> SET TASK:
Both the line containing "Generate a LaTeX" and the line containing "at (19.77, 7.11)" belong in the copy, as do all lines between them, copied exactly; pictures do not.

> EXTRACTED RECORDS:
════
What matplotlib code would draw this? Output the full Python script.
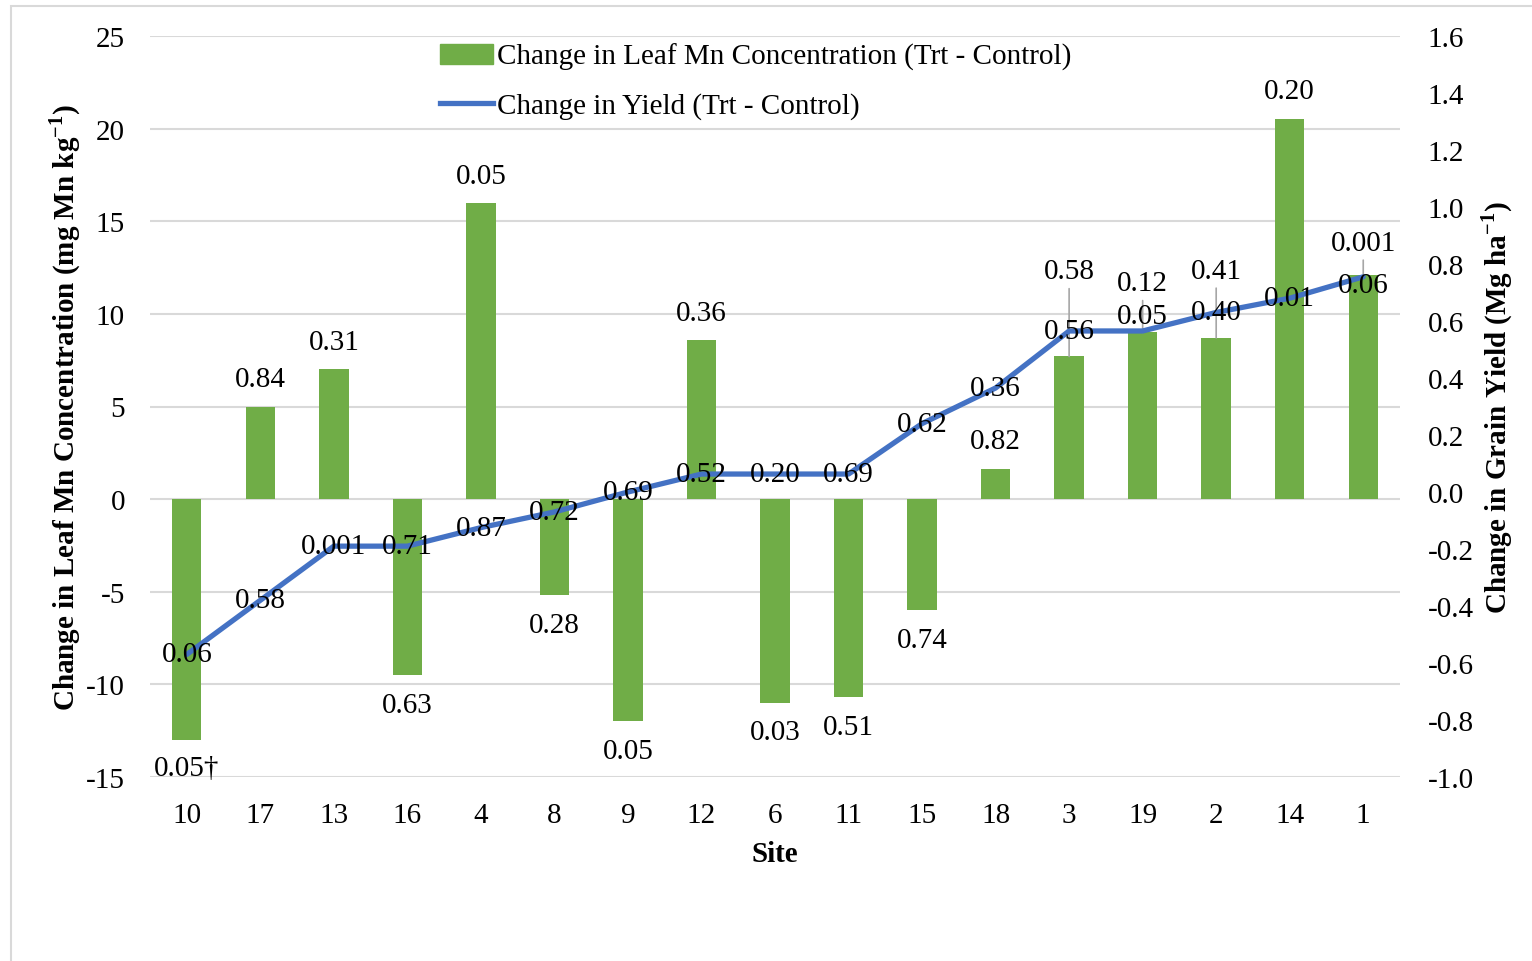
════
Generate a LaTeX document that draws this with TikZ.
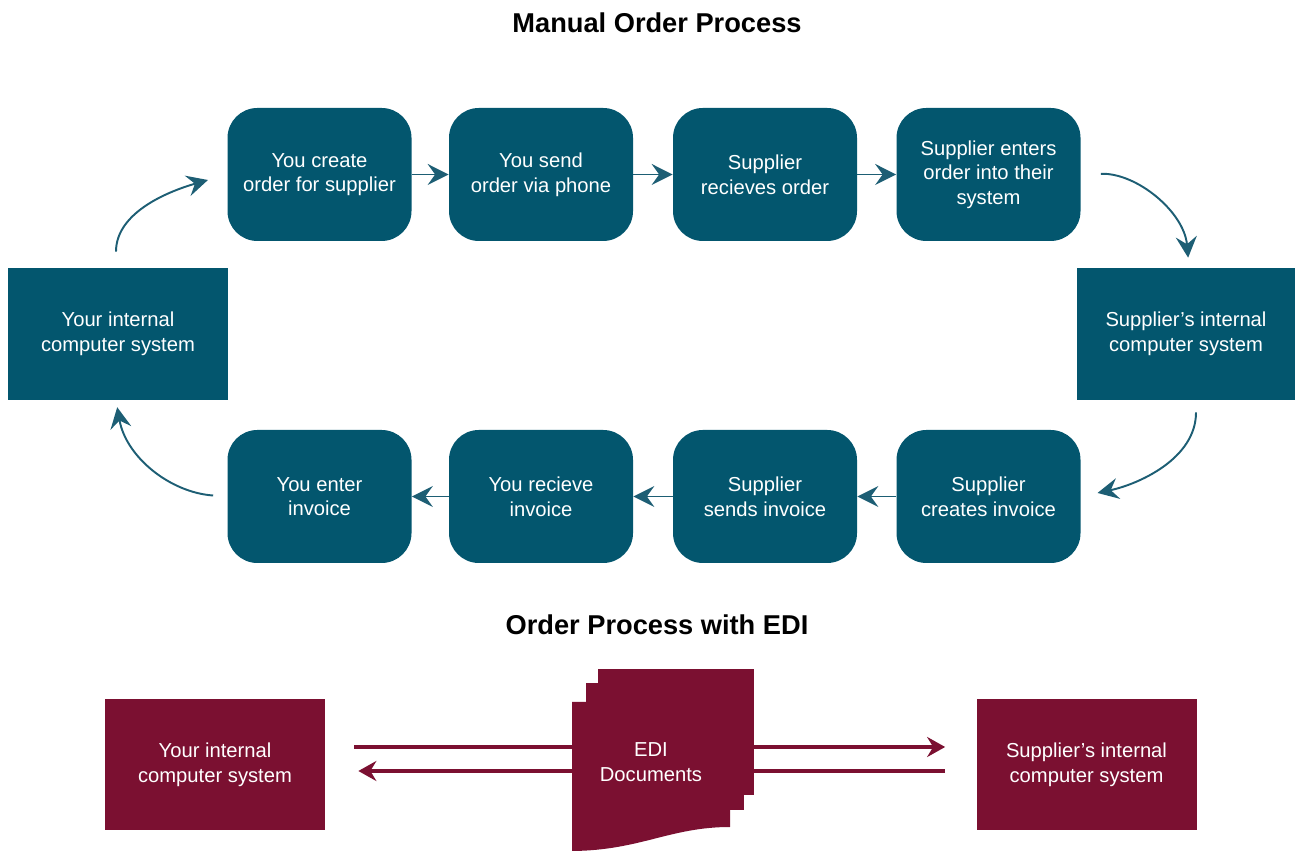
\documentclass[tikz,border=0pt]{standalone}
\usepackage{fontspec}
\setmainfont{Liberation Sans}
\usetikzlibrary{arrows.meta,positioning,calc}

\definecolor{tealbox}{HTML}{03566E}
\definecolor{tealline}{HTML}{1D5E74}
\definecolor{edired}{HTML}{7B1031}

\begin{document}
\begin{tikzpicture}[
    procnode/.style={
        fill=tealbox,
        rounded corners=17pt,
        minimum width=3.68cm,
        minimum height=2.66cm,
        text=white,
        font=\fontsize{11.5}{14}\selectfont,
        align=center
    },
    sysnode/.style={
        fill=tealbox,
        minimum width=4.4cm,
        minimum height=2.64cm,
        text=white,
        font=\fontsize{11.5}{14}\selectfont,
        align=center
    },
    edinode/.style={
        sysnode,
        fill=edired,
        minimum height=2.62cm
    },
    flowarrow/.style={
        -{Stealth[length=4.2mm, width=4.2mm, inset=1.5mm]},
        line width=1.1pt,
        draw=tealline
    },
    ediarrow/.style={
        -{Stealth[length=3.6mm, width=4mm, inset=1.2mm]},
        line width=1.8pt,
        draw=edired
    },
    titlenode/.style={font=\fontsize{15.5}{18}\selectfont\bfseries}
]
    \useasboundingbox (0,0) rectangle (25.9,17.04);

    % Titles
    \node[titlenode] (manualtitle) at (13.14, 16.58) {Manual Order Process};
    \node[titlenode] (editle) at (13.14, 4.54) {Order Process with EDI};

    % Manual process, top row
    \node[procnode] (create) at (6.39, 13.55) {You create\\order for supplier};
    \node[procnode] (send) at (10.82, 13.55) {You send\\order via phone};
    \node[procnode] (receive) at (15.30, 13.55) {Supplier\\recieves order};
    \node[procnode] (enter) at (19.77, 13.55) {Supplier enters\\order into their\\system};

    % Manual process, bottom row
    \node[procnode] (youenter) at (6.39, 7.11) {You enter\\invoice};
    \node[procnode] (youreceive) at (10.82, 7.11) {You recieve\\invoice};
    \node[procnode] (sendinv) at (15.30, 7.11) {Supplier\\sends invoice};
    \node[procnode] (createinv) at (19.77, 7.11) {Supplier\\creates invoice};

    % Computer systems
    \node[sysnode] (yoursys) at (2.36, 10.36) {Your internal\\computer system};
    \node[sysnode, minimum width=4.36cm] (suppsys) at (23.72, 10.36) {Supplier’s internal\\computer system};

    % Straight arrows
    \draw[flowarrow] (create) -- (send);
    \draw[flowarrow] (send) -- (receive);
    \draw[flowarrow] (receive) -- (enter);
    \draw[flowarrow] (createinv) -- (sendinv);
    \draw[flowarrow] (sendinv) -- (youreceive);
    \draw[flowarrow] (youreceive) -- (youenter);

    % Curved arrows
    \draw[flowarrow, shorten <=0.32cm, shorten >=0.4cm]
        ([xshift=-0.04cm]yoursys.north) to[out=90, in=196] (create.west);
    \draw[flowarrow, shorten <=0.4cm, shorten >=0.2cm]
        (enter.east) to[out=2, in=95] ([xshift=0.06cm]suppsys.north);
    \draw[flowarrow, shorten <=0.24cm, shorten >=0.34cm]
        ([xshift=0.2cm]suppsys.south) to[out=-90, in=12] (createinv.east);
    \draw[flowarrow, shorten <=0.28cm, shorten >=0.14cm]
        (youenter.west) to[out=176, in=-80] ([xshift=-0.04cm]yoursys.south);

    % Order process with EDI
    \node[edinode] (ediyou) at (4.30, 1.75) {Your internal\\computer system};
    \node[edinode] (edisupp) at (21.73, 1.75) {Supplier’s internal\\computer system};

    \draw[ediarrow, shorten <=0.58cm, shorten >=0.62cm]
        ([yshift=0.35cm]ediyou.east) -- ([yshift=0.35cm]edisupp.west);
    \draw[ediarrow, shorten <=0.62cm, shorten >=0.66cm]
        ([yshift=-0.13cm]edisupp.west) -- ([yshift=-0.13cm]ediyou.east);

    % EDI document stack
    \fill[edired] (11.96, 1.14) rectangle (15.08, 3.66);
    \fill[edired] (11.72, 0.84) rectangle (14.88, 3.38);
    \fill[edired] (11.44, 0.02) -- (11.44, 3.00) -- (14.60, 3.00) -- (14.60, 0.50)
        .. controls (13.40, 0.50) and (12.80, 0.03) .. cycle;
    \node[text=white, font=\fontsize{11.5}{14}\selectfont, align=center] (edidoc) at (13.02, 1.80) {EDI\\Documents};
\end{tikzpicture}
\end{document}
════
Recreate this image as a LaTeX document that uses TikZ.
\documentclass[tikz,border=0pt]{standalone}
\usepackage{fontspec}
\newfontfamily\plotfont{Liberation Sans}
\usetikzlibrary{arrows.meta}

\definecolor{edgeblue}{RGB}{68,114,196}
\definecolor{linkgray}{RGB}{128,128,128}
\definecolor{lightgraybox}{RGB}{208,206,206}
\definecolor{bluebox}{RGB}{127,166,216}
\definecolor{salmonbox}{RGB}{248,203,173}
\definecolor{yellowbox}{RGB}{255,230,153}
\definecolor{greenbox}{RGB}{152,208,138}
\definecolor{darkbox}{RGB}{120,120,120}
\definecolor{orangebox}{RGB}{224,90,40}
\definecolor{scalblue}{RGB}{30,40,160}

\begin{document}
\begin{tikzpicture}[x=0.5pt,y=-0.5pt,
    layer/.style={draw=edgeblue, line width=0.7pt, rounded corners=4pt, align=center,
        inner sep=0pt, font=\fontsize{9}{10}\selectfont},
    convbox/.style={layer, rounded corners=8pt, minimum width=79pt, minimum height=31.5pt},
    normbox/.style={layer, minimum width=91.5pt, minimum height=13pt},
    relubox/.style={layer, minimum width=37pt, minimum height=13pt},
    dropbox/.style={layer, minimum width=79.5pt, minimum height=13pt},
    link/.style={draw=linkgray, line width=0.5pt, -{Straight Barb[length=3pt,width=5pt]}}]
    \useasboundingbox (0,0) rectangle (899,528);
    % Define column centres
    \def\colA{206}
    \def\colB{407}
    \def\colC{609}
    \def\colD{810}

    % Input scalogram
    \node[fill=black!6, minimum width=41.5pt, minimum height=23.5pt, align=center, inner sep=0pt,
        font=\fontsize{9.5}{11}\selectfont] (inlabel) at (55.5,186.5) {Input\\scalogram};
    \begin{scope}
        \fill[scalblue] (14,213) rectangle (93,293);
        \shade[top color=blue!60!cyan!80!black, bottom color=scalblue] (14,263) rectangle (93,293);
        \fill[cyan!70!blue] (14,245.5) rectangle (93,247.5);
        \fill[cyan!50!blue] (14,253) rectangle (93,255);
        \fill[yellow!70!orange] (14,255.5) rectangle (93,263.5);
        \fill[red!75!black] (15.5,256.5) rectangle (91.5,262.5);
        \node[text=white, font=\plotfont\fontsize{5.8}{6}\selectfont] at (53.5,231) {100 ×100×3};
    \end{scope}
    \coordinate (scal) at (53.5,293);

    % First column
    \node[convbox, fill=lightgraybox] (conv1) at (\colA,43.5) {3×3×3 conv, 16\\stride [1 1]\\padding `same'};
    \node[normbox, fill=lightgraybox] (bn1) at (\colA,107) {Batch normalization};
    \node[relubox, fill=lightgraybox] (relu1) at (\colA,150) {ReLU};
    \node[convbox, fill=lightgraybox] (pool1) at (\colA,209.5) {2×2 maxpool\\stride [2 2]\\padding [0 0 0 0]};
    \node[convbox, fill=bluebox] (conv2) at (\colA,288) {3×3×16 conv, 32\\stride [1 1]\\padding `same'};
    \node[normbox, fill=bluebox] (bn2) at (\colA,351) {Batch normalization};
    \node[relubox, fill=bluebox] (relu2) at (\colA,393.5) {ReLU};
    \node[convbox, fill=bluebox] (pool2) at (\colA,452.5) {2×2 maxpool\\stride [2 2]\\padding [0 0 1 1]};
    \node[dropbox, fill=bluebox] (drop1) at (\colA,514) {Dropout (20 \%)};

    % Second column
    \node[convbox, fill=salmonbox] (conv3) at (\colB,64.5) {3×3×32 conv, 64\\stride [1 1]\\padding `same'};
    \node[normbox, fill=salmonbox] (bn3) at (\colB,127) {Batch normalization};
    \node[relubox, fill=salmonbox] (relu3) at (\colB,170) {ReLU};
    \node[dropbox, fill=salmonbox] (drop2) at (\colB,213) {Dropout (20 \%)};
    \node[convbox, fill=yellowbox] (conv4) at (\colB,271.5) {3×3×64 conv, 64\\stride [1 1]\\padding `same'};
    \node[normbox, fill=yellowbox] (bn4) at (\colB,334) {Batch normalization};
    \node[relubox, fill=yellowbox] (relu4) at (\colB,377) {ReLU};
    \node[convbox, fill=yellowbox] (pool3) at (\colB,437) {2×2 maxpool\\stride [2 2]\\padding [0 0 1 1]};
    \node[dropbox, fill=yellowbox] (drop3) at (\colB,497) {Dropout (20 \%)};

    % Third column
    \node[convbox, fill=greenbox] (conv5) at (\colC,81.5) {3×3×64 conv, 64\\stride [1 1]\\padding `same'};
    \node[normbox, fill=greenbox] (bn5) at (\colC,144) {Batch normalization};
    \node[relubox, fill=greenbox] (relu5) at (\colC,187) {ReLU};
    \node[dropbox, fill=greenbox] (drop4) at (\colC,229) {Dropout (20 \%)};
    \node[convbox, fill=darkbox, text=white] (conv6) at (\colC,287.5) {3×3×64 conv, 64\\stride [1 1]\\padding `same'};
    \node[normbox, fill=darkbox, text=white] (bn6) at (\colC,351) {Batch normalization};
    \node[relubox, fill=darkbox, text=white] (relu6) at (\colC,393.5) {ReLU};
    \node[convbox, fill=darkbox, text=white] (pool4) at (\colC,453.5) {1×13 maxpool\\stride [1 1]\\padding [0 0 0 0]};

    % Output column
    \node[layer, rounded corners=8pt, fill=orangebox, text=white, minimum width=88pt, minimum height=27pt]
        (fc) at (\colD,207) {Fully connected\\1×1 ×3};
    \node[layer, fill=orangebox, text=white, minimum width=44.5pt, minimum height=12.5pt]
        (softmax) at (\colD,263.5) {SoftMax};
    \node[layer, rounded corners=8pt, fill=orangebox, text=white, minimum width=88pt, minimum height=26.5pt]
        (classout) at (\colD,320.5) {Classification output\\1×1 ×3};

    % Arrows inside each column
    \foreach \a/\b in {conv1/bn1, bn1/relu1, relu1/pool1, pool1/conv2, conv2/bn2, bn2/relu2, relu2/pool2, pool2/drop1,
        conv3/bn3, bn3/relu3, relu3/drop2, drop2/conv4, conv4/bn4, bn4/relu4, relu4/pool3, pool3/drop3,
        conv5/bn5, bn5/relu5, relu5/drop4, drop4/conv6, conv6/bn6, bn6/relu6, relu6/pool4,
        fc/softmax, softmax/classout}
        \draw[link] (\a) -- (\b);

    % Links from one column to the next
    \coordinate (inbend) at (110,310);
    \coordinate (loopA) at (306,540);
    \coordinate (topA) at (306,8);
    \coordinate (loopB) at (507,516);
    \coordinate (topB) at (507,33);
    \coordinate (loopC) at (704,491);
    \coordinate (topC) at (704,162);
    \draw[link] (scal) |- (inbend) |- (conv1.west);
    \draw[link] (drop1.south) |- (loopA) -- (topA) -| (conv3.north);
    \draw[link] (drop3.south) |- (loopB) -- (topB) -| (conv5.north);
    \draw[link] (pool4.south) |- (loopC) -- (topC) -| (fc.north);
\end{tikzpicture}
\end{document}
════
> RESPONSE TO THE TASK:
Generate a LaTeX document that draws this with TikZ.
\documentclass[tikz,border=0pt]{standalone}
\usepackage{fontspec}
\setmainfont{Liberation Sans}
\usetikzlibrary{arrows.meta,positioning,calc}

\definecolor{tealbox}{HTML}{03566E}
\definecolor{tealline}{HTML}{1D5E74}
\definecolor{edired}{HTML}{7B1031}

\begin{document}
\begin{tikzpicture}[
    procnode/.style={
        fill=tealbox,
        rounded corners=17pt,
        minimum width=3.68cm,
        minimum height=2.66cm,
        text=white,
        font=\fontsize{11.5}{14}\selectfont,
        align=center
    },
    sysnode/.style={
        fill=tealbox,
        minimum width=4.4cm,
        minimum height=2.64cm,
        text=white,
        font=\fontsize{11.5}{14}\selectfont,
        align=center
    },
    edinode/.style={
        sysnode,
        fill=edired,
        minimum height=2.62cm
    },
    flowarrow/.style={
        -{Stealth[length=4.2mm, width=4.2mm, inset=1.5mm]},
        line width=1.1pt,
        draw=tealline
    },
    ediarrow/.style={
        -{Stealth[length=3.6mm, width=4mm, inset=1.2mm]},
        line width=1.8pt,
        draw=edired
    },
    titlenode/.style={font=\fontsize{15.5}{18}\selectfont\bfseries}
]
    \useasboundingbox (0,0) rectangle (25.9,17.04);

    % Titles
    \node[titlenode] (manualtitle) at (13.14, 16.58) {Manual Order Process};
    \node[titlenode] (editle) at (13.14, 4.54) {Order Process with EDI};

    % Manual process, top row
    \node[procnode] (create) at (6.39, 13.55) {You create\\order for supplier};
    \node[procnode] (send) at (10.82, 13.55) {You send\\order via phone};
    \node[procnode] (receive) at (15.30, 13.55) {Supplier\\recieves order};
    \node[procnode] (enter) at (19.77, 13.55) {Supplier enters\\order into their\\system};

    % Manual process, bottom row
    \node[procnode] (youenter) at (6.39, 7.11) {You enter\\invoice};
    \node[procnode] (youreceive) at (10.82, 7.11) {You recieve\\invoice};
    \node[procnode] (sendinv) at (15.30, 7.11) {Supplier\\sends invoice};
    \node[procnode] (createinv) at (19.77, 7.11) {Supplier\\creates invoice};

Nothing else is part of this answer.